Pour répondre à cette question, les écologues Elena Angulo et Franck Courchamp de l’Université Paris Saclay ont mené un groupe de jeunes scientifiques de 18 pays différents à la recherche de données des coûts des espèces envahissantes. Chaque expert s’est dévoué à chercher les coûts existants dans tous les pays où sa langue native est parlée.
Dans un article publié en mars 2021 dans le journal Science of the Total Environment, cette équipe internationale a pu alors mettre en évidence la surprenante richesse des informations en langues non-anglaises. Partant d’une base de données pourtant déjà riche de près de 2500 coûts, l’équipe a mutliplié par quatre les données grâce à ces autres langues; ils ont également trouvé des coûts pour plus de 240 espèces nouvelles, et pour 15 pays où il n’y avait pas des coûts reportés en anglais. Alors, dans quelle langue la science parle-t-elle ?

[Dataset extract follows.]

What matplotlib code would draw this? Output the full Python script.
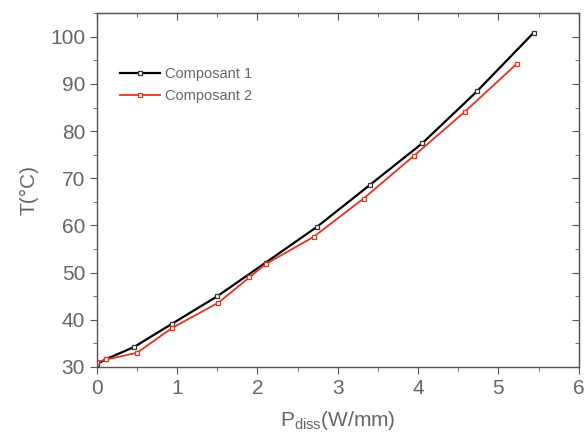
import matplotlib
matplotlib.use("Agg")
import matplotlib.pyplot as plt
from matplotlib.ticker import MultipleLocator

plt.rcParams['font.family'] = ['Liberation Sans', 'DejaVu Sans']
plt.rcParams['mathtext.fontset'] = 'custom'
plt.rcParams['mathtext.rm'] = 'Liberation Sans'

# Data
p1 = [0.0, 0.12, 0.46, 0.93, 1.50, 2.10, 2.74, 3.40, 4.05, 4.73, 5.44]
t1 = [30.6, 31.7, 34.2, 39.1, 45.0, 52.1, 59.7, 68.6, 77.4, 88.4, 100.9]
p2 = [0.0, 0.12, 0.50, 0.94, 1.51, 1.90, 2.10, 2.70, 3.32, 3.95, 4.58, 5.23]
t2 = [31.0, 31.6, 33.0, 38.3, 43.6, 49.0, 51.8, 57.6, 65.7, 74.8, 84.1, 94.3]
labels = ['Composant 1', 'Composant 2']

fig = plt.figure(figsize=(5.87, 4.40), dpi=100)
ax = fig.add_axes([0.165, 0.166, 0.821, 0.804])

ax.plot(p1, t1, color='black', lw=1.6, marker='s', ms=3.5, mfc='white', mec='#333333', mew=0.9, label=labels[0])
ax.plot(p2, t2, color='#e8321e', lw=1.3, marker='s', ms=3.5, mfc='white', mec='#e8321e', mew=0.9, label=labels[1])

ax.set_xlim(0, 6)
ax.set_ylim(30, 105)
ax.xaxis.set_major_locator(MultipleLocator(1))
ax.xaxis.set_minor_locator(MultipleLocator(0.5))
ax.yaxis.set_major_locator(MultipleLocator(10))
ax.yaxis.set_minor_locator(MultipleLocator(5))

gray = '#666666'
for s in ax.spines.values():
    s.set_color('#555555')
    s.set_linewidth(1.0)

ax.tick_params(which='both', direction='out', colors='#555555', labelcolor=gray, labelsize=15,
               top=False, right=False)
ax.tick_params(which='major', length=5)
ax.tick_params(which='minor', length=3)

# mirrored inward ticks on top/right
ax2 = ax.secondary_xaxis('top')
ax2.xaxis.set_major_locator(MultipleLocator(1))
ax2.xaxis.set_minor_locator(MultipleLocator(0.5))
ax2.tick_params(which='both', direction='in', colors='#555555', labeltop=False)
ax2.tick_params(which='major', length=5)
ax2.tick_params(which='minor', length=3)
ax2.spines['top'].set_color('#555555')
ax3 = ax.secondary_yaxis('right')
ax3.yaxis.set_major_locator(MultipleLocator(10))
ax3.yaxis.set_minor_locator(MultipleLocator(5))
ax3.tick_params(which='both', direction='in', colors='#555555', labelright=False)
ax3.tick_params(which='major', length=5)
ax3.tick_params(which='minor', length=3)
ax3.spines['right'].set_color('#555555')

ax.set_ylabel('T(°C)', fontsize=15, color=gray, labelpad=8)
ax.set_xlabel(r'P$_{\mathregular{diss}}$(W/mm)', fontsize=15, color=gray, labelpad=8)

leg = ax.legend(loc='upper left', bbox_to_anchor=(0.02, 0.885), frameon=False, fontsize=10.5,
                handlelength=2.8, handletextpad=0.3, labelspacing=0.55, labelcolor=gray)

fig.savefig('out.png', dpi=100)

« Lorsque l’on a lancé cette étude, on espérait enrichir notre base de données de quelques pourcents, 10% tout au plus » explique Franck Courchamp ; « l’augmenter de 300% a été une réelle surprise : même nous avons été sidérés par l’ampleur des données scientifiques existant dans d’autres langues que celle qui sert classiquement à véhiculer la science, l’anglais ».
Les auteurs insistent sur la nécessité de ne pas négliger les langues non-anglaises dans les synthèses ou méta-analyses globales. Du français à l’espagnol et au portugais, en passant par l’allemand, le hollandais et le grec, mais aussi le russe, l’arabe, le chinois ou le japonais, des coûts ont été trouvés dans presque toutes les langues recherchées. En plus d’une science sans frontières linguistiques, les auteurs ont montré l’importance du langage pour une communication efficace entre tous les acteurs qui travaillent avec les espèces exotiques envahissantes : experts scientifiques et experts professionnels de la gestion sur le terrain.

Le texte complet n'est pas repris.